My Breaking Bad experience started with an accident, a humiliating and somewhat emasculating accident.

Terrified of impending middle-aged fatness, I had been jogging each day last summer. I am a high school teacher, which means I have my summers off, during which I’m ostensibly pursuing my writing career. However, as anyone who has ever cleared their calendar to work solely on writing realizes, this meant I spent most of my time standing in front of the mirror, pinching love handles and chin flab, and berating myself for my beer consumption.
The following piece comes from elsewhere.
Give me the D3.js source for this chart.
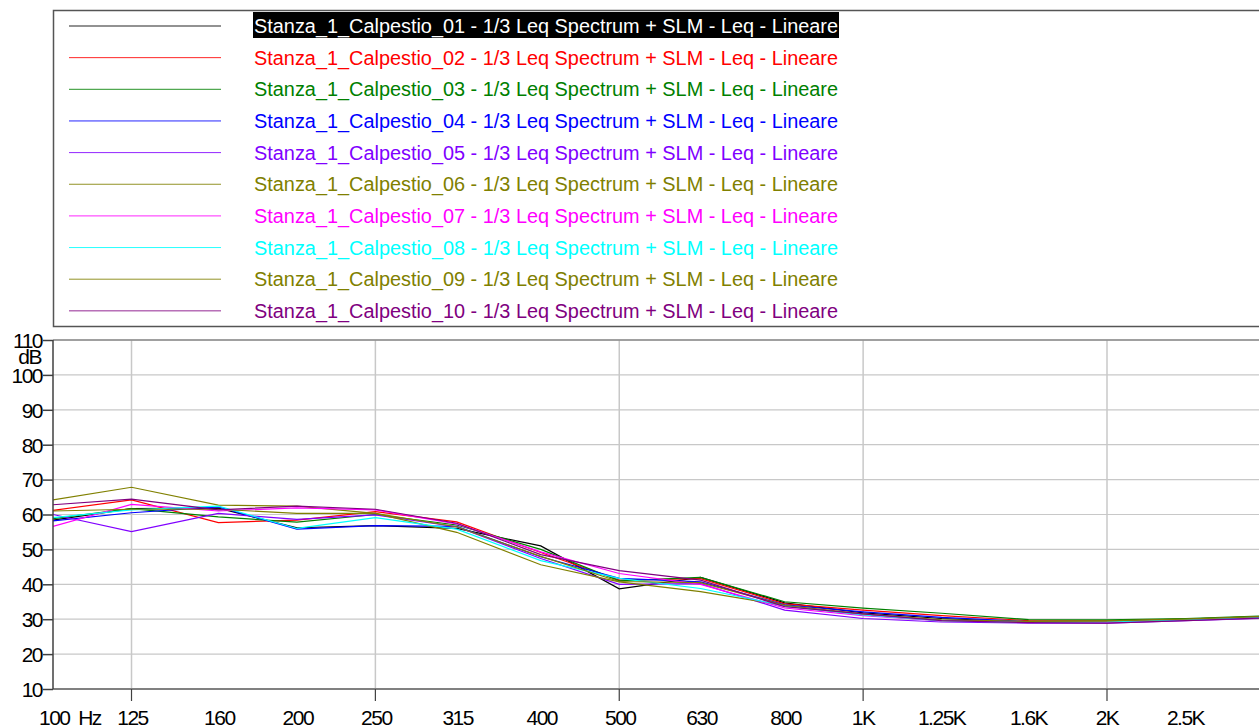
<!DOCTYPE html>
<html><head><meta charset="utf-8">
<script src="https://cdn.jsdelivr.net/npm/d3@7"></script>
<style>body{margin:0;background:#fff;overflow:hidden}svg{display:block;font-family:"Liberation Sans",Arial,sans-serif}</style>
</head><body>
<svg id="c" width="1259" height="728"></svg>
<script>
const freqs = [100,125,160,200,250,315,400,500,630,800,1000,1250,1600,2000,2500,3150];
const tickFreqs = [100,125,160,200,250,315,400,500,630,800,1000,1250,1600,2000,2500];
const tickLabels = ["100  Hz","125","160","200","250","315","400","500","630","800","1K","1.25K","1.6K","2K","2.5K"];
const gridFreqs = [125,250,500,1000,2000];
const yTicks = [10,20,30,40,50,60,70,80,90,100,110];
const seriesNames = [
 "Stanza_1_Calpestio_01 - 1/3 Leq Spectrum + SLM - Leq - Lineare",
 "Stanza_1_Calpestio_02 - 1/3 Leq Spectrum + SLM - Leq - Lineare",
 "Stanza_1_Calpestio_03 - 1/3 Leq Spectrum + SLM - Leq - Lineare",
 "Stanza_1_Calpestio_04 - 1/3 Leq Spectrum + SLM - Leq - Lineare",
 "Stanza_1_Calpestio_05 - 1/3 Leq Spectrum + SLM - Leq - Lineare",
 "Stanza_1_Calpestio_06 - 1/3 Leq Spectrum + SLM - Leq - Lineare",
 "Stanza_1_Calpestio_07 - 1/3 Leq Spectrum + SLM - Leq - Lineare",
 "Stanza_1_Calpestio_08 - 1/3 Leq Spectrum + SLM - Leq - Lineare",
 "Stanza_1_Calpestio_09 - 1/3 Leq Spectrum + SLM - Leq - Lineare",
 "Stanza_1_Calpestio_10 - 1/3 Leq Spectrum + SLM - Leq - Lineare"];
const colors = ["#000000","#ff0000","#008000","#0000ff","#8000ff","#808000","#ff00ff","#00ffff","#808000","#800080"];
const s01 = [58.4,61.7,61.8,56.2,56.8,56.0,51.0,38.7,42.0,34.7,31.8,30.2,29.2,29.2,29.8,30.5];
const s02 = [61.2,64.2,57.7,58.4,60.8,57.9,49.1,41.2,41.6,34.4,32.6,31.0,29.6,29.5,30.0,30.8];
const s03 = [58.8,61.7,59.3,57.8,60.0,57.0,50.0,41.0,42.0,35.0,33.2,31.7,29.9,29.8,30.2,31.0];
const s04 = [58.2,60.5,62.2,55.8,56.8,56.6,47.9,41.7,40.7,34.1,32.1,30.5,29.3,29.2,29.8,30.6];
const s05 = [60.0,55.1,60.3,58.6,59.9,56.5,47.4,40.0,40.2,32.6,30.2,29.2,28.9,28.9,29.6,30.3];
const s06 = [64.2,67.8,62.7,62.4,60.3,54.9,45.6,40.7,37.9,33.9,31.2,29.6,29.2,29.4,29.9,30.6];
const s07 = [56.6,62.9,61.0,61.9,61.3,57.3,49.3,43.1,40.0,33.2,31.0,29.6,29.1,29.1,29.8,30.5];
const s08 = [59.1,61.3,62.4,56.0,59.1,55.8,46.8,41.7,38.8,33.8,31.2,29.6,29.1,29.2,29.8,30.5];
const s09 = [61.0,61.5,61.5,60.3,60.3,56.5,48.0,40.8,40.5,34.0,31.5,29.8,29.4,29.5,30.0,30.8];
const s10 = [62.8,64.4,61.3,62.4,61.5,57.5,48.5,43.9,41.2,33.6,31.5,29.6,29.0,28.9,29.6,30.4];
const seriesValues = [s01,s02,s03,s04,s05,s06,s07,s08,s09,s10];

const svg = d3.select("#c");
const L = 53, T = 340, B = 689;
const x = d3.scaleLog().domain([100, 2000]).range([L, 1107]);
const y = d3.scaleLinear().domain([10, 110]).range([B, T]);

// legend
const lg = svg.append("g");
lg.append("rect").attr("x",53.5).attr("y",10.5).attr("width",1210).attr("height",316)
  .attr("fill","none").attr("stroke","#555").attr("stroke-width",1.5);
seriesNames.forEach((n,i)=>{
  const cy = 26 + i*31.65;
  lg.append("line").attr("x1",69).attr("x2",221).attr("y1",cy).attr("y2",cy)
    .attr("stroke",colors[i]).attr("stroke-width",1).attr("opacity",0.85);
  if(i===0) lg.append("rect").attr("x",253).attr("y",cy-14).attr("width",586).attr("height",26).attr("fill","#000");
  lg.append("text").attr("x",254).attr("y",cy+7).attr("font-size",20)
    .attr("textLength",584).attr("lengthAdjust","spacingAndGlyphs")
    .attr("fill", i===0 ? "#fff" : colors[i]).text(n);
});

// grid
const g = svg.append("g");
g.selectAll(".hg").data(yTicks).join("line").attr("x1",L).attr("x2",1259)
  .attr("y1",d=>y(d)).attr("y2",d=>y(d)).attr("stroke","#c8c8c8").attr("stroke-width",1.2);
g.selectAll(".vg").data(gridFreqs).join("line").attr("x1",d=>x(d)).attr("x2",d=>x(d))
  .attr("y1",T).attr("y2",B).attr("stroke","#c8c8c8").attr("stroke-width",1.5);

// series
const line = d3.line().x((d,i)=>x(freqs[i])).y(d=>y(d));
svg.append("clipPath").attr("id","cp").append("rect").attr("x",L).attr("y",T).attr("width",1259-L).attr("height",B-T);
svg.append("g").attr("clip-path","url(#cp)").selectAll("path").data(seriesValues).join("path")
  .attr("d",line).attr("fill","none").attr("stroke",(d,i)=>colors[i]).attr("stroke-width",1.2);

// axes frame
svg.append("line").attr("x1",L).attr("x2",1259).attr("y1",T).attr("y2",T).attr("stroke","#8a8a8a").attr("stroke-width",1.5);
svg.append("line").attr("x1",L).attr("x2",1259).attr("y1",B).attr("y2",B).attr("stroke","#808080").attr("stroke-width",2);
svg.append("line").attr("x1",L).attr("x2",L).attr("y1",T).attr("y2",B).attr("stroke","#404040").attr("stroke-width",1.5);

// y axis
const yAxis = d3.axisLeft(y).tickValues(yTicks).tickSize(10).tickPadding(1).tickFormat(d3.format("d"));
const ya = svg.append("g").attr("transform",`translate(${L},0)`).call(yAxis);
ya.select(".domain").remove();
ya.selectAll(".tick line").attr("stroke","#404040").attr("stroke-width",1.5);
ya.selectAll(".tick text").attr("font-size",21).attr("fill","#000").attr("letter-spacing",-1.5)
  .attr("font-family","Liberation Sans, Arial, sans-serif").attr("dy","0.35em");
svg.append("text").attr("x",41).attr("y",364).attr("text-anchor","end").attr("font-size",21).attr("letter-spacing",-1.5).text("dB");

// x axis
const xa = svg.append("g").attr("transform",`translate(0,${B})`);
xa.selectAll("line").data(gridFreqs).join("line").attr("x1",d=>x(d)).attr("x2",d=>x(d))
  .attr("y1",0).attr("y2",12).attr("stroke","#404040").attr("stroke-width",1.2);
xa.selectAll("text").data(tickFreqs).join("text")
  .attr("x",(d,i)=> i===0 ? 39 : x(d)+ (d>=1000?0:1))
  .attr("y",36).attr("text-anchor",(d,i)=> i===0 ? "start" : "middle")
  .attr("font-size",21).attr("letter-spacing",-1.5).attr("fill","#000")
  .attr("xml:space","preserve").style("white-space","pre")
  .text((d,i)=>tickLabels[i]);
</script>
</body></html>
That’s when I came up with the idea to jog every day, another way to avoid writing.

With two weeks left in the summer—and fourteen pages drafted on a new novel I had set out to finish by the end of August—I went for a jog on a muggy morning, listening to the Iron Maiden playlist I put together in iTunes. A mile into my run, with “Hallowed Be Thy Name” rupturing my eardrums, I tripped on my own shoelace and came crashing down on the sidewalk. My hands, elbows and knees shredded and bleeding, I hobbled home with my right arm hanging limp by my side.

After two hours in the emergency room, I left with a fractured elbow, a cumbersome splint, an appointment with an orthopedist and, mercifully, an ass-load of Vicodin.

I conceded the fact that I would be spending the next week, drugged and sluggish, on the couch, so I wrote my literary agent—who is a wellspring of pop-culture knowledge—and asked her to recommend me a television series to watch on Netflix. Sarah suggestedBreaking Bad. Apparently, I was the only person in America who hadn’t seen the show.

With a broken elbow and a healthy dose of drugs, my literary ambitions were about to be replaced with the more noble goal of cooking methamphetamines. 


Like I said, I teach high school for a living, and despite the media’s depictions of us licentious classroom predators, sleeping with all of our students in one big carnal carnival, being a high school teacher might actually be one of the most asexual professions. Not only are high school teachers second behind only parents as the un-coolest people in a culture of teenage cool, but we’re also a total drag on the students—assigning them work that sucks time they could spend texting or flirting or gathering at someone’s un-cool parents’ house to drink and smoke weed and fuck like bunnies. 

So, obviously, from the pilot episode, I indentified—in a small way—with Walter White, the show’s main character and a high school chemistry teacher. Sure, I wasn’t smart enough to cook the perfect blue meth, and I didn’t have the stomach to dissolve human corpses in buckets of acid, but as an English guy, I understand the hyperbole. And as a husband and a father, I also understand the desire to provide for one’s family, regardless of consequences.

In short, I understood and empathized with Walt. I liked him. 


Since becoming a Breaking Bad fan, it has become apparent to me that viewers are divided into one of two camps: Team Walt and Team Hank.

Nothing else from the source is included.